In This Review
What Really Went Wrong: The West and the Failure of Democracy in the Middle East

What Really Went Wrong: The West and the Failure of Democracy in the Middle East

By Fawaz A. Gerges

Yale University Press, 2024, 336 pp.

Provoked by Bernard Lewis’s 2002 book What Went Wrong? The Clash Between Islam and Modernity in the Middle East, Gerges argues against attributing the problems in the Middle East—particularly the failure of democratic politics—to cultural or civilizational factors. Instead, he locates the principal cause in U.S. foreign policy at the dawn of the Cold War, and he uses the U.S.-backed coup against Iran’s nationalist prime minister Mohammad Mosaddeq in 1953 and the break with Egypt’s nationalist president Gamal Abdel Nasser in the mid-1950s to illustrate the imposition of what he calls the United States’ “informal empire.” It was specific U.S. policies designed to hobble nonaligned nationalism, not any deep-seated Middle Eastern religious or cultural misunderstanding, that gave rise to the succeeding decades of skepticism about democratic politics and suspicion of the United States.
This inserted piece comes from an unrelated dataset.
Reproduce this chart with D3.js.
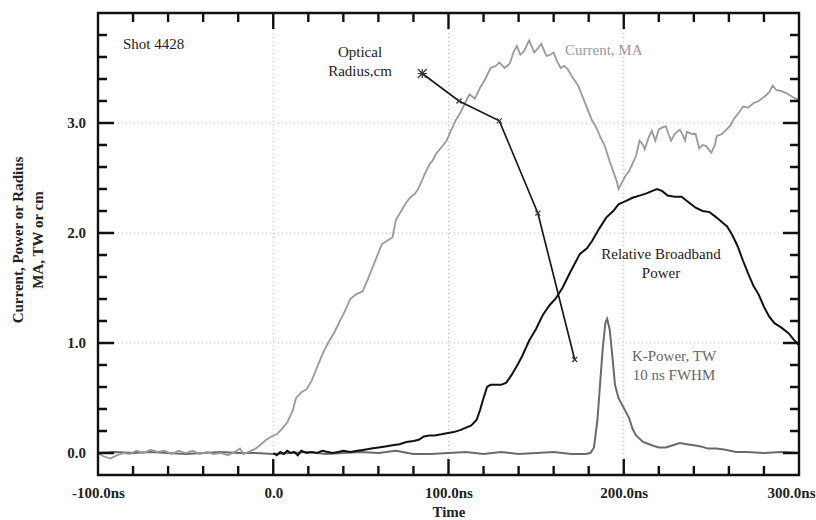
<!DOCTYPE html>
<html lang="en">
<head>
	<meta charset="UTF-8">
	<title>Shot 4428</title>
	<script src="https://cdnjs.cloudflare.com/ajax/libs/d3/7.8.5/d3.min.js"></script>
	<style>
		html,body{
			margin:0;
			padding:0;
			background:#fff;
		}
		svg{
			display:block;
			font-family:"Liberation Serif","Times New Roman",serif;
		}
		.axis text{
			font-family:"Liberation Serif","Times New Roman",serif;
			font-size:15px;
			font-weight:bold;
			fill:#222;
		}
		.grid line{
			stroke:#bbb;
			stroke-dasharray:1,3;
		}
		.note{
			font-size:15px;
		}
	</style>
</head>
<body>
	<svg id="svg" width="816" height="520"></svg>
	<script>
		// time axis (ns)
		var xTicks = [-100, 0, 100, 200, 300],
			yTicks = [0, 1, 2, 3];

		// Current, MA (light grey trace)
		var currentT = [-100,-97,-93,-89,-85,-82,-78,-74,-70,-66,-62,-58,-54,-50,-46,-42,-38,-34,-30,-26,-22,-19,-17,-14,-10,-7,-4,-1,2,5,8,11,13,16,19,22,26,29,32,35,38,40,44,47,51,54,57,59,62,65,68,70,73,76,78,81,83,86,89,91,93,96,99,101,104,107,110,112,115,118,121,124,127,129,132,135,137,139,141,143,146,149,151,153,155,156,158,160,162,164,166,168,171,174,176,179,182,184,187,189,192,194,196,197,199,201,203,205,207,209,211,212,214,216,218,220,222,224,226,227,229,232,234,235,236,239,241,243,245,247,250,252,253,256,258,261,263,266,268,271,274,277,281,283,285,287,290,293,297,300];
		var currentV = [0.0,-0.03,-0.05,-0.02,0.0,-0.01,0.02,0.0,0.03,0.01,0.02,-0.01,0.02,0.0,0.02,-0.01,0.01,-0.01,0.0,-0.02,0.01,0.04,-0.01,0.01,0.04,0.08,0.12,0.15,0.17,0.22,0.28,0.38,0.5,0.55,0.58,0.66,0.82,0.93,1.02,1.1,1.2,1.26,1.4,1.44,1.47,1.58,1.7,1.78,1.9,1.93,1.96,2.12,2.2,2.28,2.32,2.36,2.41,2.52,2.62,2.66,2.72,2.78,2.84,2.92,3.02,3.1,3.2,3.26,3.22,3.32,3.4,3.5,3.52,3.55,3.5,3.54,3.64,3.7,3.62,3.65,3.75,3.64,3.68,3.72,3.64,3.61,3.62,3.64,3.56,3.5,3.52,3.49,3.41,3.34,3.26,3.14,3.02,2.97,2.86,2.8,2.65,2.56,2.47,2.4,2.46,2.52,2.56,2.63,2.7,2.84,2.8,2.76,2.86,2.93,2.84,2.94,2.96,2.97,2.88,2.84,2.9,2.94,2.88,2.84,2.92,2.9,2.9,2.77,2.8,2.79,2.73,2.8,2.88,2.9,2.93,2.98,3.04,3.1,3.15,3.14,3.18,3.2,3.25,3.28,3.34,3.3,3.29,3.27,3.23,3.21];

		// Relative Broadband Power (black trace)
		var broadT = [0,2,4,6,8,10,12,14,16,19,22,25,28,31,34,37,40,44,48,52,56,60,64,68,72,76,80,83,86,89,92,96,99,103,107,110,113,116,118,120,122,124,127,130,133,136,139,142,146,150,154,158,161,165,169,172,175,179,182,186,190,194,197,201,205,209,213,216,219,222,225,229,233,237,241,245,249,253,256,259,262,265,268,271,274,277,280,283,286,290,294,297,300];
		var broadV = [0.0,-0.02,0.01,-0.01,0.02,0.0,0.01,-0.02,0.02,0.0,0.01,0.0,0.02,0.01,0.0,0.01,0.02,0.01,0.02,0.03,0.04,0.05,0.06,0.07,0.08,0.1,0.11,0.12,0.15,0.16,0.16,0.17,0.18,0.19,0.21,0.23,0.25,0.3,0.39,0.5,0.6,0.62,0.62,0.62,0.64,0.71,0.79,0.88,1.02,1.13,1.26,1.35,1.4,1.5,1.63,1.72,1.81,1.86,1.93,2.04,2.14,2.2,2.26,2.29,2.32,2.34,2.36,2.38,2.4,2.38,2.34,2.33,2.33,2.28,2.23,2.2,2.19,2.14,2.1,2.06,1.98,1.88,1.75,1.63,1.52,1.44,1.33,1.24,1.18,1.14,1.09,1.03,0.98];

		// K-Power, TW (dark grey trace)
		var kT = [-100,-90,-80,-70,-60,-50,-40,-30,-20,-10,0,10,20,30,40,50,60,70,80,90,100,110,120,130,140,150,160,170,178,181,183,185,186.5,188,189.5,190.5,192,193.5,195,197,200,203,205,207,211,216,220,224,228,232,236,240,244,248,253,258,264,270,280,290,300];
		var kV = [0.0,0.01,0.0,0.01,0.0,-0.01,0.0,0.01,0.0,0.0,-0.01,0.0,0.01,-0.01,0.0,0.01,0.0,0.02,-0.01,-0.01,0.0,0.01,-0.01,0.01,-0.01,0.0,0.01,-0.01,-0.01,0.0,0.05,0.3,0.63,0.95,1.18,1.22,1.12,0.88,0.62,0.5,0.41,0.32,0.22,0.16,0.1,0.07,0.05,0.05,0.07,0.09,0.08,0.07,0.06,0.04,0.04,0.03,0.01,0.01,0.0,0.01,0.0];

		// Optical Radius, cm (measured points)
		var radiusT = [85, 106, 129, 151, 172],
			radiusV = [3.45, 3.2, 3.02, 2.18, 0.85];

		var svg = d3.select("svg"),
			pLeft = 98, pRight = 799, pTop = 13, pBottom = 475;

		var x = d3.scaleLinear().domain([-100, 300]).range([pLeft, pRight]),
			y = d3.scaleLinear().domain([-0.2, 4.0]).range([pBottom, pTop]);

		var zip = (a, b) => a.map((d, i) => [d, b[i]]);
		var line = d3.line().x(d => x(d[0])).y(d => y(d[1]));

		// grid
		var grid = svg.append("g").attr("class", "grid");
		grid.selectAll(".gx").data([0, 100, 200]).enter().append("line")
			.attr("x1", d => x(d)).attr("x2", d => x(d))
			.attr("y1", pTop).attr("y2", pBottom);
		grid.selectAll(".gy").data([1, 2, 3]).enter().append("line")
			.attr("x1", pLeft).attr("x2", pRight)
			.attr("y1", d => y(d)).attr("y2", d => y(d));

		// traces
		svg.append("path").datum(zip(kT, kV)).attr("d", line)
			.attr("fill", "none").attr("stroke", "#6a6a6a").attr("stroke-width", 2);
		svg.append("path").datum(zip(currentT, currentV)).attr("d", line)
			.attr("fill", "none").attr("stroke", "#9a9a9a").attr("stroke-width", 1.8);
		svg.append("path").datum(zip(broadT, broadV)).attr("d", line)
			.attr("fill", "none").attr("stroke", "#111").attr("stroke-width", 2);
		svg.append("path").datum(zip(radiusT, radiusV)).attr("d", line)
			.attr("fill", "none").attr("stroke", "#1a1a1a").attr("stroke-width", 1.7);

		// radius markers
		var rp = zip(radiusT, radiusV);
		svg.selectAll(".mk").data(rp).enter().append("path")
			.attr("transform", d => `translate(${x(d[0])},${y(d[1])})`)
			.attr("d", (d, i) => {
				var s = i === 0 ? 4.5 : 2.5;
				var p = `M${-s},${-s}L${s},${s}M${-s},${s}L${s},${-s}`;
				if (i === 0) p += `M${-s},0L${s},0M0,${-s}L0,${s}`;
				return p;
			})
			.attr("stroke", "#333").attr("stroke-width", 1.2).attr("fill", "none");

		// frame and inward ticks as one path built from the scales
		var minorX = d3.range(-100, 301, 20),
			minorY = d3.range(-0.2, 4.01, 0.2).map(d => +d.toFixed(1));
		var fp = d3.path();
		fp.moveTo(pLeft, pTop); fp.lineTo(pRight, pTop); fp.lineTo(pRight, pBottom);
		fp.lineTo(pLeft, pBottom); fp.closePath();
		minorX.forEach(d => {
			var len = xTicks.includes(d) ? 16 : 9;
			fp.moveTo(x(d), pBottom); fp.lineTo(x(d), pBottom - len);
			fp.moveTo(x(d), pTop); fp.lineTo(x(d), pTop + len);
		});
		minorY.forEach(d => {
			var len = yTicks.includes(d) ? 16 : 9;
			fp.moveTo(pLeft, y(d)); fp.lineTo(pLeft + len, y(d));
			fp.moveTo(pRight, y(d)); fp.lineTo(pRight - len, y(d));
		});
		svg.append("path").attr("d", fp.toString())
			.attr("fill", "none").attr("stroke", "#111").attr("stroke-width", 2.4);

		// tick labels
		var xb = svg.append("g").attr("class", "axis").attr("transform", `translate(0,${pBottom})`)
			.call(d3.axisBottom(x).tickValues(xTicks).tickSize(0).tickPadding(12)
				.tickFormat(d => d === 0 ? "0.0" : d.toFixed(1) + "ns"));
		xb.select(".domain").remove();
		xb.selectAll("text").filter(d => d === 300).attr("text-anchor", "end").attr("x", 16);
		var yl = svg.append("g").attr("class", "axis").attr("transform", `translate(${pLeft},0)`)
			.call(d3.axisLeft(y).tickValues(yTicks).tickSize(0).tickPadding(12)
				.tickFormat(d => d.toFixed(1)));
		yl.select(".domain").remove();

		// axis titles
		svg.append("text").attr("transform", "translate(23,240) rotate(-90)")
			.attr("text-anchor", "middle").attr("font-size", 15).attr("font-weight", "bold").attr("fill", "#222")
			.text("Current, Power or Radius");
		svg.append("text").attr("transform", "translate(43,240) rotate(-90)")
			.attr("text-anchor", "middle").attr("font-size", 15).attr("font-weight", "bold").attr("fill", "#222")
			.text("MA, TW or cm");
		svg.append("text").attr("x", 449).attr("y", 517)
			.attr("text-anchor", "middle").attr("font-size", 15).attr("font-weight", "bold").attr("fill", "#222")
			.text("Time");

		// annotations
		function note(tx, ty, lines, color, anchor){
			var t = svg.append("text").attr("class", "note").attr("fill", color)
				.attr("text-anchor", anchor || "middle");
			lines.forEach((s, i) => {
				t.append("tspan").attr("x", tx).attr("y", ty + i * 19).text(s);
			});
		}
		note(123, 49, ["Shot 4428"], "#222", "start");
		note(360, 57, ["Optical", "Radius,cm"], "#222");
		note(565, 55, ["Current, MA"], "#999", "start");
		note(661, 259, ["Relative Broadband", "Power"], "#222");
		note(674, 361, ["K-Power, TW", "10 ns FWHM"], "#666");
	</script>
</body>
</html>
Gerges speculates about what might have happened had the Eisenhower administration been less in thrall to anticommunism and more sympathetic to the nationalist aspirations of the day. In a brief discussion of Guatemalan President Jacobo Árbenz, who was overthrown by a U.S.-backed coup d’état in 1954, Gerges shows this American preoccupation was hardly unique to the Middle East. Acknowledging the perils of counterfactual history, he suggests that another path, less autocratic and more prosperous, might have been possible.